The film follows Holt Farrior (Farrell), a World War I Veteran who has come back to work in Max Medici’s (Devito) circus. When Max buys a pregnant elephant and it gives birth to a baby elephant with huge ears, Max thinks he got ripped off until he discovers that the baby elephant can fly. When V.A. Vandevere (Keaton), a wealthy circus owner from New York, hears about the flying baby elephant, now nicknamed, “Dumbo,” he brings the crew to New York to work for him. They eventually discover Vandevere has his own selfish intentions while the rest of the group wants to reunite Dumbo with his mother. When you think of Tim Burton movies, you probably think of the stylish elements of his films such as Beetlejuice, Edward Scissorhands, or his Batman movies which capture your attention and help move the plot along. That is the case again in Dumbo as the color palates and effects are absolutely stunning. The most impressive scene comes in the later half of the movie when we see the pink elephant scene from the original film updated to today’s standards. I was never fond of the whole drunk mind-alternating angle the original film was going for, so seeing this scene used in a practical and beautiful way was a pleasant surprise. Outside of the effects, the cast seems like they’re having a blast in each of their roles. Keaton in particular gives 120% effort in a role that honestly probably would’ve been fine at about 75%. His over-the-top demeanor and eccentric behavior are hilarious within the context of the film which really makes the movie that much more enjoyable. The main change in this movie compared to its original one is the emphasis is more on the humans in this one and less on the titular character himself. This is natural for a live-action adaptation, especially since the original movie is only 64 minutes, but the human characters don’t really add anything new to the movie. Sure they’re all fine in the roles they serve and the children actors don’t weigh the film down, but the reason the original film was so well-received is that we care about Dumbo whereas in this movie he serves more as a plot device for the other characters to operate off of. I think everyone knew that this film wouldn’t be as good as the original, but Dumbo still holds its own as does the job that the Disney machine needs it to do.

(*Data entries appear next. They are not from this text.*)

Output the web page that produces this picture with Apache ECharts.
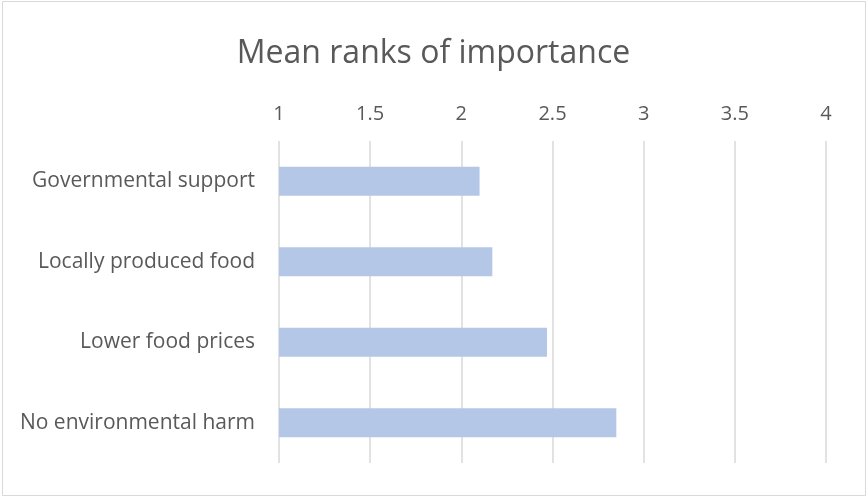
<!DOCTYPE html>
<html>
<head>
<meta charset="utf-8">
<script src="https://cdn.jsdelivr.net/npm/echarts@6/dist/echarts.min.js"></script>
<style>
  html, body { margin: 0; padding: 0; background: #fff; }
  #chart { width: 867px; height: 498px; }
</style>
</head>
<body>
<div id="chart"></div>
<script>
// Mean rank per factor (lower = more important)
const categories = ['Governmental support', 'Locally produced food', 'Lower food prices', 'No environmental harm'];
const meanRanks = [2.10, 2.17, 2.47, 2.85];
const axisMin = 1;
const axisMax = 4;
const axisStep = 0.5;

const textColor = '#595959';
const fontFamily = '"Open Sans", "Liberation Sans", sans-serif';

const chart = echarts.init(document.getElementById('chart'));
chart.setOption({
  animation: false,
  backgroundColor: '#fff',
  title: {
    text: 'Mean ranks of importance',
    left: 'center',
    top: 33,
    textStyle: { color: textColor, fontFamily: fontFamily, fontSize: 32, fontWeight: 'normal' }
  },
  graphic: [{
    type: 'rect',
    shape: { x: 2.5, y: 1.5, width: 863, height: 494 },
    style: { fill: 'none', stroke: '#d9d9d9', lineWidth: 1 },
    silent: true
  }],
  grid: { left: 279, right: 41, top: 141, bottom: 35 },
  xAxis: {
    type: 'value',
    position: 'top',
    min: axisMin,
    max: axisMax,
    interval: axisStep,
    axisLine: { show: false },
    axisTick: { show: false },
    axisLabel: { color: textColor, fontFamily: fontFamily, fontSize: 20, margin: 17 },
    splitLine: { show: true, lineStyle: { color: '#d9d9d9', width: 1.5 } }
  },
  yAxis: {
    type: 'category',
    data: categories,
    inverse: true,
    axisLine: { show: false },
    axisTick: { show: false },
    axisLabel: { color: textColor, fontFamily: fontFamily, fontSize: 21, margin: 24 }
  },
  series: [{
    type: 'bar',
    data: meanRanks,
    barWidth: 29,
    itemStyle: { color: '#b4c7e7' }
  }]
});
</script>
</body>
</html>
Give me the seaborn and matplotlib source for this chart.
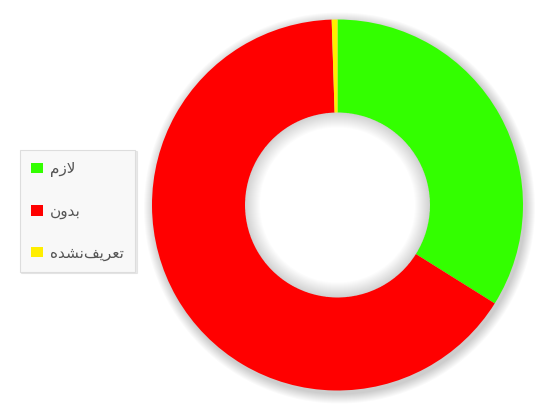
import matplotlib
matplotlib.use("Agg")
import matplotlib.pyplot as plt
from matplotlib.patches import Patch, Circle, Wedge
import seaborn as sns

# Category labels (Persian), written in visual order with Arabic presentation forms
# so that the letters appear joined and right-to-left.
labels = ["\uFEE1\uFEAF\uFEFB",                                   # لازم
          "\uFEE5\uFEED\uFEAA\uFE91",                             # بدون
          "\uFEE9\uFEAA\uFEB8\uFEE7\uFED2\uFEF3\uFEAE\uFECC\uFE97"]  # تعریف‌نشده
shares = [33.9, 65.6, 0.5]
colors = ["#33FF00", "#FF0000", "#FFEE00"]

sns.set_theme(style="white")
plt.rcParams["font.family"] = ["DejaVu Sans"]

W, H = 541, 405
fig = plt.figure(figsize=(W / 100, H / 100), dpi=100)
ax = fig.add_axes([0, 0, 1, 1])

cx, cy, R = 337.5, 200.0, 185.5
r_in = 92.5

# soft drop shadow behind the ring
for i in range(10):
    ax.add_patch(Circle((cx + 2, cy - 3), R + 1 + i * 1.0, facecolor="#000000",
                        alpha=0.018, edgecolor="none", zorder=0))
# white hole over the shadow
ax.add_patch(Circle((cx, cy), r_in, facecolor="white", edgecolor="none", zorder=1))
# inner shade along the rim of the hole
for k in range(1, 16):
    ax.add_patch(Wedge((cx, cy), r_in, 0, 360, width=k, facecolor="#000000",
                       alpha=0.012, edgecolor="none", zorder=1.5))

wedges, _ = ax.pie(shares, colors=colors, startangle=90, counterclock=False,
                   radius=R, center=(cx, cy), frame=True,
                   wedgeprops=dict(width=R - r_in, edgecolor="none", linewidth=0))
for w in wedges:
    w.set_zorder(2)
ax.set_xlim(0, W)
ax.set_ylim(0, H)
ax.set_aspect("equal")
ax.axis("off")

handles = [Patch(facecolor=c, edgecolor="none") for c in colors]
leg = ax.legend(handles, labels, loc="upper left",
                bbox_to_anchor=(20 / W, 1 - 150 / H), bbox_transform=fig.transFigure,
                fontsize=11, labelcolor="#555555", frameon=True, fancybox=False,
                shadow=dict(color="#cccccc", alpha=0.4, ox=1, oy=-1),
                handlelength=0.75, handleheight=0.7, handletextpad=0.45,
                labelspacing=1.72, borderpad=0.75, borderaxespad=0)
frame = leg.get_frame()
frame.set_facecolor("#F8F8F8")
frame.set_edgecolor("#DDDDDD")
frame.set_linewidth(0.8)

fig.savefig("out.png", dpi=100)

Overall, Dumbo falls in line with the rest of all of the other adaptations that Disney has rolled out this decade. The acting is fun, the effects are spectacular, but it’s nothing original or unique. Looking at the lineup that Disney has for the rest of this year, I’m curious to see if they can maintain a constant stream of solid movies this year and in future years. Only time will tell, but in the meantime, Dumbo is a solid addition to the Disney lineup that can entertain almost anyone who watches it.